The Ivies, by Alexa Donne

Thrillers are a few-and-far-between genre for me, usually because they do not always have a good payoff or the cliches weigh things down. Of course, anyone could say those things about any genre, but in terms of thrillers, there are so few interesting twists to pull from the genre arsenal that my expectations are often lowered. I knew these things going into The Ivies, and, well, let’s just say there were tropes, but there were also cliches.

Olivia Winters is a member of Claflin Academy’s Ivies, a notorious group of catty, rich girls whose sole goal is to get into an Ivy League school. But only one girl can go to each school since the competition to get into these schools is already so fierce. So when Olivia learns that she got into Harvard, the school that the Ivies leader, Avery, wanted, it sets off a chain of events that culminates in the murder of one of the Ivies. Olivia begins her own investigation to learn the murderer’s identity but will uncover some truths that were probably better left buried in the surrounding Massachusetts woods…

First, the good.

The atmosphere in this book is deliciously dark. Olivia finds herself on several secret missions through the nighttime streets of Claflin and its innermost sanctums. Dread dogs her every step, and almost nowhere feels safe as the list of suspects piles up. As it should, the tension ranks up as well, until you’re speeding through each chapter trying to learn more answers. It was an exercise in patience not to jump to the last line of every chapter before properly finishing.

I liked the bittersweet ending. I won’t spoil anything, of course, but not wrapping everything up nicely fit the twisted, relentless conclusion to the mystery. You get a sense that maybe everything will be fine, but there’s still the opportunity for more people to get hurt and for our protagonist to fall further from grace.

It almost felt like The Craft but without the magic: a scenario where high school girls are supposedly banding together but are actually backstabbing each other to get ahead until the group falls apart. Especially in the case of our main character trying and failing to fit in, and the group leader always snubbing her for being poor or weak or whatever.

The rest of the book I was pretty lukewarm on.

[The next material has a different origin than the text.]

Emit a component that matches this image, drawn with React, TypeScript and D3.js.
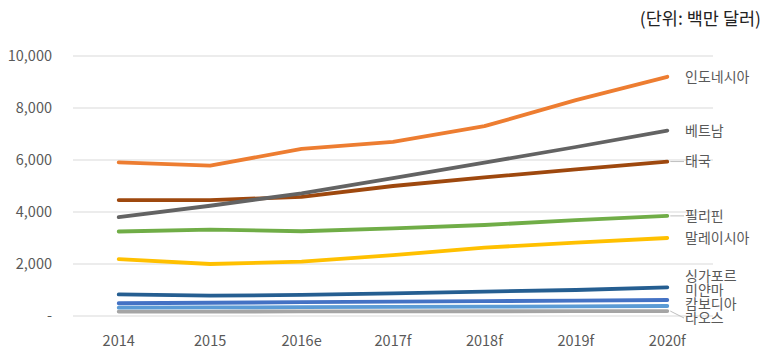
import React from "react";
import * as d3 from "d3";

const categories = ["2014", "2015", "2016e", "2017f", "2018f", "2019f", "2020f"];
const countries = ["인도네시아", "베트남", "태국", "필리핀", "말레이시아", "싱가포르", "미얀마", "캄보디아", "라오스"];
const indonesia = [5910, 5780, 6430, 6700, 7300, 8300, 9200];
const vietnam = [3800, 4240, 4720, 5300, 5900, 6500, 7130];
const thailand = [4460, 4460, 4580, 5000, 5330, 5640, 5940];
const philippines = [3250, 3320, 3260, 3370, 3500, 3690, 3850];
const malaysia = [2190, 2000, 2090, 2340, 2630, 2820, 3000];
const singapore = [830, 780, 810, 870, 940, 1000, 1100];
const myanmar = [490, 510, 530, 550, 570, 595, 615];
const cambodia = [320, 330, 340, 350, 360, 372, 385];
const laos = [170, 172, 175, 178, 182, 186, 190];
const yTicks = [0, 2000, 4000, 6000, 8000, 10000];
const colors = ["#ED7D31", "#636363", "#9E480E", "#70AD47", "#FFC000", "#255E91", "#4472C4", "#5B9BD5", "#A5A5A5"];
const leaderFor = ["태국", "필리핀", "라오스"];

const seriesValues = [indonesia, vietnam, thailand, philippines, malaysia, singapore, myanmar, cambodia, laos];

export default function App() {
  const W = 768, H = 355;
  const x = d3.scaleBand().domain(categories).range([73, 713]);
  const y = d3.scaleLinear().domain([0, 10000]).range([316, 56]);
  const cx = (c: string) => (x(c) as number) + x.bandwidth() / 2;
  const line = d3.line<number>().x((_, i) => cx(categories[i])).y((v) => y(v));

  // label placement with simple collision avoidance
  const gap = 14;
  const items = countries.map((name, i) => ({ name, i, want: y(seriesValues[i][6]), pos: 0 }));
  items.sort((a, b) => a.want - b.want);
  const groups: { members: typeof items }[] = [];
  items.forEach((it) => {
    const last = groups[groups.length - 1];
    if (last) {
      const lm = last.members[last.members.length - 1];
      if (it.want - lm.want < gap) { last.members.push(it); return; }
    }
    groups.push({ members: [it] });
  });
  groups.forEach((g) => {
    const mean = d3.mean(g.members, (m) => m.want) as number;
    const n = g.members.length;
    let start = mean - ((n - 1) * gap) / 2;
    const bottom = y(0) + 2;
    if (start + (n - 1) * gap > bottom) start = bottom - (n - 1) * gap;
    g.members.forEach((m, k) => (m.pos = start + k * gap));
  });

  const lastX = cx(categories[6]);
  const font = "'Noto Sans CJK KR', 'Noto Sans', sans-serif";

  return (
    <svg width={W} height={H} style={{ position: "absolute", left: 0, top: 0, background: "#fff" }} fontFamily={font}>
      <text x={761} y={25} textAnchor="end" fontSize={17.5} fill="#222">(단위: 백만 달러)</text>
      {yTicks.map((t) => (
        <g key={t}>
          <line x1={73} x2={713} y1={y(t)} y2={y(t)} stroke="#D9D9D9" strokeWidth={1} />
          <text x={52} y={y(t)} dy="0.35em" textAnchor="end" fontSize={14.5} fill="#595959">
            {t === 0 ? "-" : d3.format(",")(t)}
          </text>
        </g>
      ))}
      {categories.map((c) => (
        <text key={c} x={cx(c)} y={346} textAnchor="middle" fontSize={14.5} fill="#595959">{c}</text>
      ))}
      {[...seriesValues].map((_, k) => seriesValues.length - 1 - k).map((i) => (
        <path key={countries[i]} d={line(seriesValues[i]) as string} fill="none" stroke={colors[i]} strokeWidth={3.8} strokeLinejoin="round" strokeLinecap="round" />
      ))}
      {items.map((it) => (
        <g key={it.name}>
          {leaderFor.includes(it.name) && (
            <line x1={lastX + 3} x2={684} y1={y(seriesValues[it.i][6])} y2={it.pos} stroke="#BFBFBF" strokeWidth={1} />
          )}
          <text x={685} y={it.pos} dy="0.35em" fontSize={14} fill="#595959">{it.name}</text>
        </g>
      ))}
    </svg>
  );
}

High school thrillers have lots of tropes that I don’t find particularly appealing, if only because they pop up with such objective shock that you almost roll your eyes at them. Like, the characters will be shocked to hear that a teacher slept with a student, but you, the reader, are like, “Been there, done that, whatever,” because it’s such a common trope. Almost every time a grand reveal happened in this book, I had that reaction. Sure, it’s gross to learn that a teacher slept with a student, but you almost expect it in this setting. Sure the murderer turned out to be the person everyone expects, but, well, everyone should have seen it coming, so it’s just not that much of a shock.

There were also a few too many red herrings, so it got a little exhausting to have my expectations turned around so many times.

Don’t get me wrong, the book was entertaining, but it just wasn’t, well, thrilling. I was compelled to finish the story (heck, I burned through almost half the book in one sitting), but it’s certainly not going to stick with me. If not for this blog, I probably would have forgotten about the book instantly and gone on to a new book very soon after.

That might also have to do with Olivia’s relationship with the other Ivies not feeling quite as fleshed out.

Olivia talks a lot about how the Ivies left her out of a lot of things, but you don’t quite get the full breadth of it. She’s clearly the odd one out in the group, but you don’t get a sense of feeling snubbed. The other Ivies are awkward around her, but not quite awkward enough. No one calls her out enough on being different, like by pointing out her clothes or her hair or anything else. Of course, maybe that was intentional: to show that Olivia is more like the Ivies than she realizes. But still, that emotional dissonance would have made things more compelling.

In the end, this is the least interesting thriller I’ve read in a while. I’d give it a read if you want some CW-level drama with a predictable payoff or if you’re perhaps just breaking into young adult thrillers, but otherwise, it’s safe to skip.